A preliminary objection to the consideration of the bill of exceptions presented with the appeal is made by the respondent upon the ground that the two days' notice required to be given to the district attorney by sections 1171 and 1174 of the Penal Code was not in fact given. The district attorney, at the time of the settlement of the proposed bill of exceptions, urged his objection to the settlement upon the ground stated, and reserved his exception to the order of the court overruling his objection. The cases are numerous where this court, by mandate, has declined to interfere with the determination of the trial court in its refusal to settle the bill of exceptions by reason of the omission to give the required notice. Thus, without citing other authorities, in People v. Sprague, 53 Cal. 422, it is said: "Another circumstance made it the duty of the judge to refuse to consider the bills proposed by the defendant. No notice was given to the district attorney of defendant's intention to present either of the two drafts as required by section 1171 of the Penal Code." But, upon the other hand, where the judge, in the exercise of his discretion, has seen fit to settle such a bill, this court, except under a showing of plain abuse and injury, will not reconsider the trial court's ruling.

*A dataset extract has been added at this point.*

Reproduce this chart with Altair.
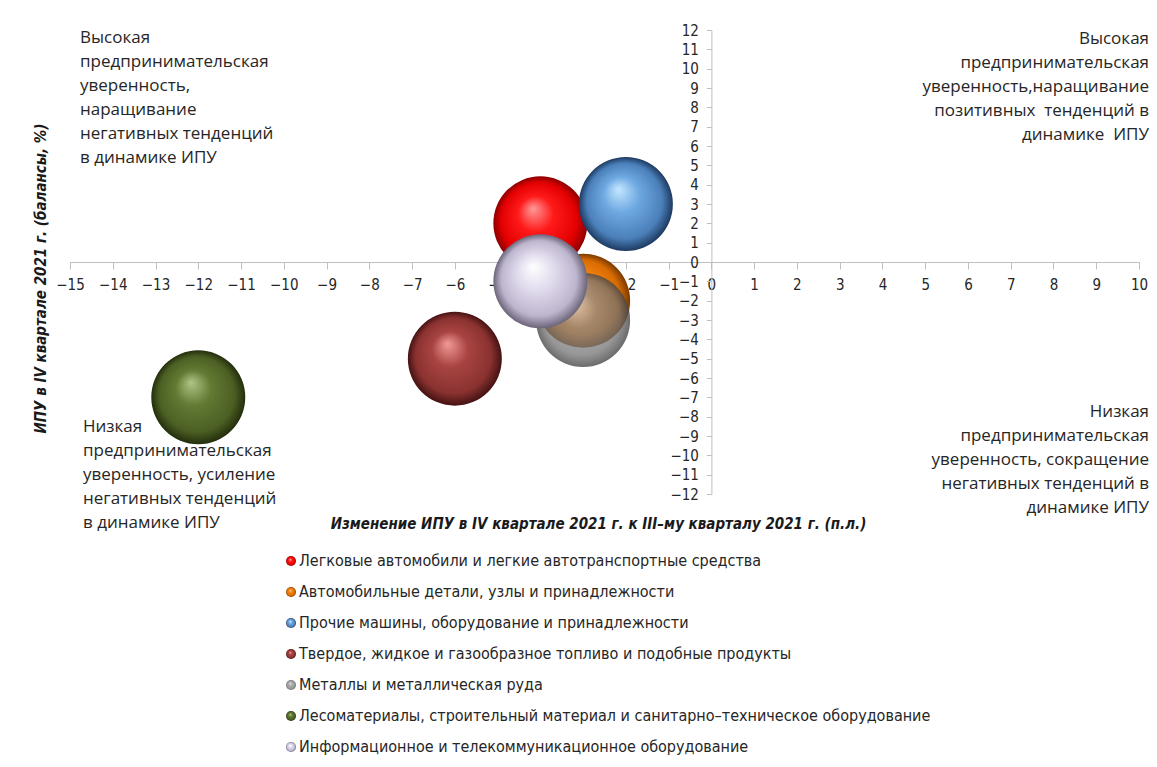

In this case a showing was made in excuse for the failure to give notice which was satisfactory to the trial court, and, in addition, before the actual settlement of the bill, the district attorney was given ample opportunity to propose amendments thereto, and in fact did so. No injury, therefore, did result, or could have resulted, to the state from the failure complained of.
The judgments and orders appealed from are reversed, and the cause as to each and both of the defendants is remanded for a new trial.
McFarland, J., Temple, J., Harrison, J., and Van Dyke, J., concurred.
Beatty, C.J., and Garoutte, J., dissented from the order denying a rehearing.